What is it?
How did you find it?
What’s it done for you today?
At 48 years old I did not believe in a higher power of any good, I did believe in the devil though bc I was living in hell. Then one day I knew I had drunk so much it was going to kill me and it was going to kill me quick (after 30 years), I knew I could not drink that day as my liver was screaming pain and misery at me and I promised I would not drink for just 24 hours to give it a rest. By the end of that night I was drunk, the next morning I knew death was not enough to stop me and somehow I found myself in a church praying to a god that doesn’t exist to give me the strength to not drink for 1 day, the courage for if it got difficult, the acceptance that it will get difficult and for forgiveness for any wrong I may have done bc I truly believe I have payed the price.

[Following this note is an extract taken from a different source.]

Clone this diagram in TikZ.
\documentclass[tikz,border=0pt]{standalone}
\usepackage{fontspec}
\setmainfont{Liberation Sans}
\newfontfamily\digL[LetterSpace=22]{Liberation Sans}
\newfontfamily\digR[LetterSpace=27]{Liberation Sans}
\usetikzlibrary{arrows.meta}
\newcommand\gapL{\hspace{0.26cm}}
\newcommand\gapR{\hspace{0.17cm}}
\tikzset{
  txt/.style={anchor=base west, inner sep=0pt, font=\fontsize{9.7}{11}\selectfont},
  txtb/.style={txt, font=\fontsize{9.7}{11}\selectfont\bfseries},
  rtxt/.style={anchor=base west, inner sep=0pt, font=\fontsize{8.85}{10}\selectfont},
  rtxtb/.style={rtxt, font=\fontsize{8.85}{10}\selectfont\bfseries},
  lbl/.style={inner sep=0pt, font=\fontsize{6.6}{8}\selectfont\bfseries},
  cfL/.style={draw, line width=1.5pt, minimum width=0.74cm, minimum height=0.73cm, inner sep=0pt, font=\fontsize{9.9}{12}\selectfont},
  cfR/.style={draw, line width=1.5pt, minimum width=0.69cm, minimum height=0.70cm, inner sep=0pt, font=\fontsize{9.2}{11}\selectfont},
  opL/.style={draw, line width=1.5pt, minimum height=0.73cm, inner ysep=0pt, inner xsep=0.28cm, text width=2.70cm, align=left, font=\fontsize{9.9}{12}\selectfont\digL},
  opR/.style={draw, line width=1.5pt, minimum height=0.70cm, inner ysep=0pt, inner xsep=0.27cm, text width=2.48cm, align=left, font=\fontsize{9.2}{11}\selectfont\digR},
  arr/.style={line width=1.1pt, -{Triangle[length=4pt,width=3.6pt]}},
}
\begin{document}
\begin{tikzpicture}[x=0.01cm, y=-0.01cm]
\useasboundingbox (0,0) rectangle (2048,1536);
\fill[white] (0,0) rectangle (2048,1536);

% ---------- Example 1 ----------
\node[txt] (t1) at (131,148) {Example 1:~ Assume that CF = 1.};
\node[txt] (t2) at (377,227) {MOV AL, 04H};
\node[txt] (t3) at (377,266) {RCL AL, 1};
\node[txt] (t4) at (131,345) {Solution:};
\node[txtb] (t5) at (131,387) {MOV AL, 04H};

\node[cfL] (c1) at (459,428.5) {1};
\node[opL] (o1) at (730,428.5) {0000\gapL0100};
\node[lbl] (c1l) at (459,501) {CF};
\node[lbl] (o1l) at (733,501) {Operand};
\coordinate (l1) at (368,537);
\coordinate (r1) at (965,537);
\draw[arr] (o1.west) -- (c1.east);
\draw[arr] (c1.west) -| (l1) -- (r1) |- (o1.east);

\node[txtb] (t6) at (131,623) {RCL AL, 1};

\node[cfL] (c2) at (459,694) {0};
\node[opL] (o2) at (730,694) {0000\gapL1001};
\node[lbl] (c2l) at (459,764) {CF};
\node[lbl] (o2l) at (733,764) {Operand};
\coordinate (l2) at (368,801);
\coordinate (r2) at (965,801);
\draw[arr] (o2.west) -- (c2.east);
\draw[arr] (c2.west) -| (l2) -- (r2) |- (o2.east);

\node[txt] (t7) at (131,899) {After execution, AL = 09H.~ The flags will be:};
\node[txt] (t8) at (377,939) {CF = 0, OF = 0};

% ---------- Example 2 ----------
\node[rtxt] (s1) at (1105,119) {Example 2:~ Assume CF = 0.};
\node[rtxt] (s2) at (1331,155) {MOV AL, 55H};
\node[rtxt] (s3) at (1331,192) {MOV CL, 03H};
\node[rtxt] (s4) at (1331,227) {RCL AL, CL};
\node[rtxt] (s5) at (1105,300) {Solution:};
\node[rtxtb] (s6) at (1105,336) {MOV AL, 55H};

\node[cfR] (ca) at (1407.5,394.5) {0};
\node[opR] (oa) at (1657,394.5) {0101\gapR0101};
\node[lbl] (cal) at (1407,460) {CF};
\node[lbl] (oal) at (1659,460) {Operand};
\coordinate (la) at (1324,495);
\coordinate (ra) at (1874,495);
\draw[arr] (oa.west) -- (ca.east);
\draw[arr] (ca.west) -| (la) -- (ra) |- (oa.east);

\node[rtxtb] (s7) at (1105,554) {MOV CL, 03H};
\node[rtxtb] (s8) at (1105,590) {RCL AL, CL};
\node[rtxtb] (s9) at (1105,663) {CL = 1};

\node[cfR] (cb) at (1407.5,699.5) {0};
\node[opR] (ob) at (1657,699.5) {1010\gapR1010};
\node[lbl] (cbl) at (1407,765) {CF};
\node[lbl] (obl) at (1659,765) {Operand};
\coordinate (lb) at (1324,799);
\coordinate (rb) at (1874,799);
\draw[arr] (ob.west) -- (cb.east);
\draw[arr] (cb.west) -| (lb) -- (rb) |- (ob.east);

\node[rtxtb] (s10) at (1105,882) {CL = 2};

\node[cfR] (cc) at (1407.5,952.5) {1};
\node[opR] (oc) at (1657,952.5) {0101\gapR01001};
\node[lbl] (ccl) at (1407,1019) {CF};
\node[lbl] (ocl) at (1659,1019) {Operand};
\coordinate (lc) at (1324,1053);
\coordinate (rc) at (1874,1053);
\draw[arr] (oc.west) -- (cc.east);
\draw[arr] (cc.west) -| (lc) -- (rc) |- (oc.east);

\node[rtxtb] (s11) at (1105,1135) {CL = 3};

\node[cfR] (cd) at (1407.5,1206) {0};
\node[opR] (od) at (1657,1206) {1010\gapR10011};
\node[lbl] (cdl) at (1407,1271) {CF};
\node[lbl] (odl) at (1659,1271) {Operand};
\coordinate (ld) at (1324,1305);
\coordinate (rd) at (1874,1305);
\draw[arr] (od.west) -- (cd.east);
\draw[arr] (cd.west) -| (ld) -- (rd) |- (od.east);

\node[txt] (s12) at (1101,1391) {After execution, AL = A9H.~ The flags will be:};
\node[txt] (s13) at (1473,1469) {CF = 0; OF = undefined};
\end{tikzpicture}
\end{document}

Amen.
I opened my eyes and saw my name on a pew cushion and looked up to see the only person in a town of 7000 that went to AA, I stood up and it felt like I was walking on clouds and the weight of the world had been removed from my shoulders.

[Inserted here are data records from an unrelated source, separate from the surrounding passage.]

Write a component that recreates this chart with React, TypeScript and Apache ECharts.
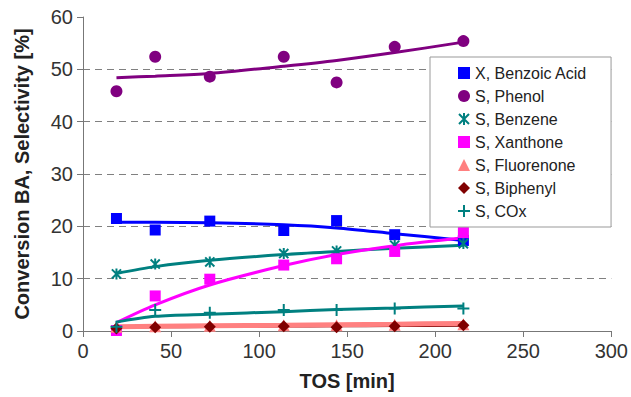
import React, { useEffect, useRef } from "react";
import * as echarts from "echarts";

const tos = [19, 41, 72, 114, 144, 177, 216];

const benzoicAcid = [21.5, 19.3, 21.0, 19.2, 21.1, 18.4, 17.3];
const phenol = [45.8, 52.4, 48.6, 52.4, 47.5, 54.3, 55.4];
const benzene = [10.9, 12.8, 13.2, 14.8, 15.3, 16.4, 16.7];
const xanthone = [0.1, 6.7, 9.9, 12.6, 13.8, 15.2, 18.8];
const fluorenone = [0.8, 0.9, 1.0, 1.1, 1.1, 1.2, 1.3];
const biphenyl = [0.5, 0.7, 0.8, 0.9, 0.7, 0.9, 1.1];
const cox = [0.8, 4.0, 3.5, 4.0, 4.0, 4.3, 4.3];

const trendBenzoicAcid = [20.8, 20.8, 20.7, 20.3, 19.7, 18.6, 17.3];
const trendPhenol = [48.4, 48.7, 49.2, 50.6, 51.7, 53.2, 55.2];
const trendBenzene = [11.0, 12.3, 13.5, 14.6, 15.2, 15.8, 16.4];
const trendXanthone = [1.6, 5.0, 8.8, 12.5, 14.6, 16.3, 17.8];
const trendFluorenone = [0.8, 0.9, 1.0, 1.1, 1.2, 1.3, 1.45];
const trendBiphenyl = [0.6, 0.7, 0.75, 0.85, 0.9, 0.95, 1.0];
const trendCox = [1.7, 2.8, 3.2, 3.7, 4.1, 4.4, 4.8];

const xTicks = { min: 0, max: 300, interval: 50 };
const yTicks = { min: 0, max: 60, interval: 10 };

const FONT = 'Arial, "Liberation Sans", sans-serif';
const ASTERISK = "path://M0 0L10 10M10 0L0 10M5 -1L5 11";
const PLUS = "path://M5 0L5 10M0 5L10 5";

const pair = (ys: number[]) => tos.map((x, i) => [x, ys[i]]);

export default function App() {
  const ref = useRef<HTMLDivElement>(null);
  useEffect(() => {
    document.body.style.margin = "0";
    const chart = echarts.init(ref.current!, undefined, { renderer: "svg" });

    const scatterDefs = [
      { name: "X, Benzoic Acid", data: benzoicAcid, color: "#0000FF", symbol: "rect", size: 11 },
      { name: "S, Phenol", data: phenol, color: "#800080", symbol: "circle", size: 12 },
      { name: "S, Benzene", data: benzene, color: "#008080", symbol: ASTERISK, size: 11, stroke: true },
      { name: "S, Xanthone", data: xanthone, color: "#FF00FF", symbol: "rect", size: 11 },
      { name: "S, Fluorenone", data: fluorenone, color: "#FF8080", symbol: "triangle", size: 12 },
      { name: "S, Biphenyl", data: biphenyl, color: "#800000", symbol: "diamond", size: 12 },
      { name: "S, COx", data: cox, color: "#008080", symbol: PLUS, size: 12, stroke: true },
    ];
    const trendDefs = [
      { data: trendBenzoicAcid, color: "#0000FF", width: 3 },
      { data: trendPhenol, color: "#800080", width: 3 },
      { data: trendBenzene, color: "#008080", width: 3 },
      { data: trendXanthone, color: "#FF00FF", width: 3 },
      { data: trendBiphenyl, color: "#800000", width: 2 },
      { data: trendFluorenone, color: "#FF8080", width: 5 },
      { data: trendCox, color: "#008080", width: 3 },
    ];

    const series: any[] = [];
    trendDefs.forEach((t) => {
      series.push({
        type: "line",
        data: pair(t.data),
        smooth: 0.3,
        showSymbol: false,
        symbol: "none",
        lineStyle: { color: t.color, width: t.width },
        itemStyle: { color: t.color },
        silent: true,
        z: 2,
      });
    });
    scatterDefs.forEach((s) => {
      series.push({
        type: "scatter",
        name: s.name,
        data: pair(s.data),
        symbol: s.symbol,
        symbolSize: s.size,
        symbolKeepAspect: true,
        itemStyle: s.stroke
          ? { color: "rgba(0,0,0,0)", borderColor: s.color, borderWidth: 2, opacity: 1 }
          : { color: s.color, opacity: 1 },
        z: 3,
      });
    });

    const gridColors = ["#808080", "#808080", "#808080", "#808080", "#808080", "#808080", "rgba(0,0,0,0)"];

    chart.setOption({
      animation: false,
      textStyle: { fontFamily: FONT },
      grid: { left: 83, right: 14, top: 17, bottom: 66, containLabel: false },
      xAxis: {
        type: "value",
        ...xTicks,
        name: "TOS [min]",
        nameLocation: "middle",
        nameGap: 40,
        nameTextStyle: { fontSize: 20, fontWeight: "bold", color: "#222", fontFamily: FONT },
        axisLine: { show: true, lineStyle: { color: "#777", width: 1 } },
        axisTick: { show: true, inside: false, length: 6, lineStyle: { color: "#777" } },
        axisLabel: { fontSize: 20, color: "#333", margin: 10, fontFamily: FONT },
        splitLine: { show: false },
      },
      yAxis: {
        type: "value",
        ...yTicks,
        name: "Conversion BA, Selectivity [%]",
        nameLocation: "middle",
        nameGap: 51,
        nameTextStyle: { fontSize: 20, fontWeight: "bold", color: "#222", fontFamily: FONT },
        axisLine: { show: true, lineStyle: { color: "#777", width: 1 } },
        axisTick: { show: true, inside: false, length: 6, lineStyle: { color: "#777" } },
        axisLabel: { fontSize: 20, color: "#333", margin: 10, fontFamily: FONT },
        splitLine: { show: true, lineStyle: { type: [7, 5], color: gridColors, width: 1 } },
      },
      legend: {
        orient: "vertical",
        left: 430,
        top: 57,
        align: "left",
        backgroundColor: "#fff",
        borderColor: "#999",
        borderWidth: 1,
        padding: [8, 24, 8, 27],
        itemWidth: 12,
        itemHeight: 12,
        itemGap: 7,
        textStyle: { fontSize: 16, color: "#222", fontFamily: FONT },
        data: scatterDefs.map((s) => s.name),
      },
      series,
    });
    return () => chart.dispose();
  }, []);
  return (
    <div
      ref={ref}
      style={{ position: "fixed", left: 0, top: 0, width: 631, height: 397, background: "#fff" }}
    />
  );
}
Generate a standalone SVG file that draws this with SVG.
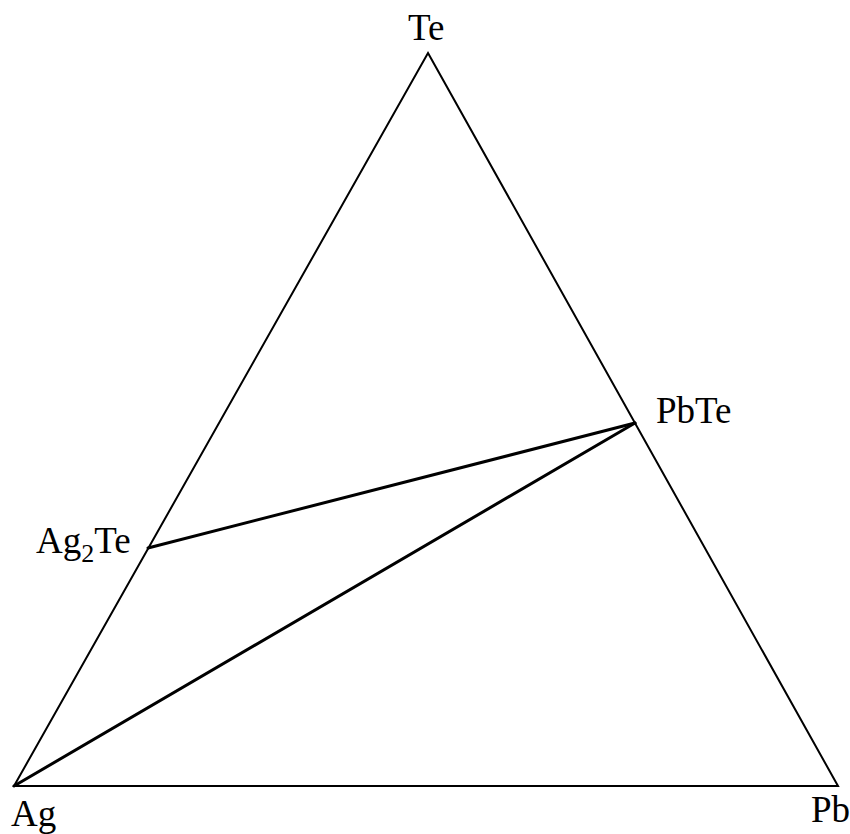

I didn’t drink for 8 days or smoke and 3 days later I was the first person to turn up at my local AA, a place I was never going to go.
I struggle with the word god but I will use it bc I don’t understand my Higher Power and I don’t understand God so its as good a name as any.
Today I was angry and resentful and I ask for guidance, the answer is usually the last option I would normally choose but always the right one.
Every day I pay a debt of gratitude and every day I am rewarded.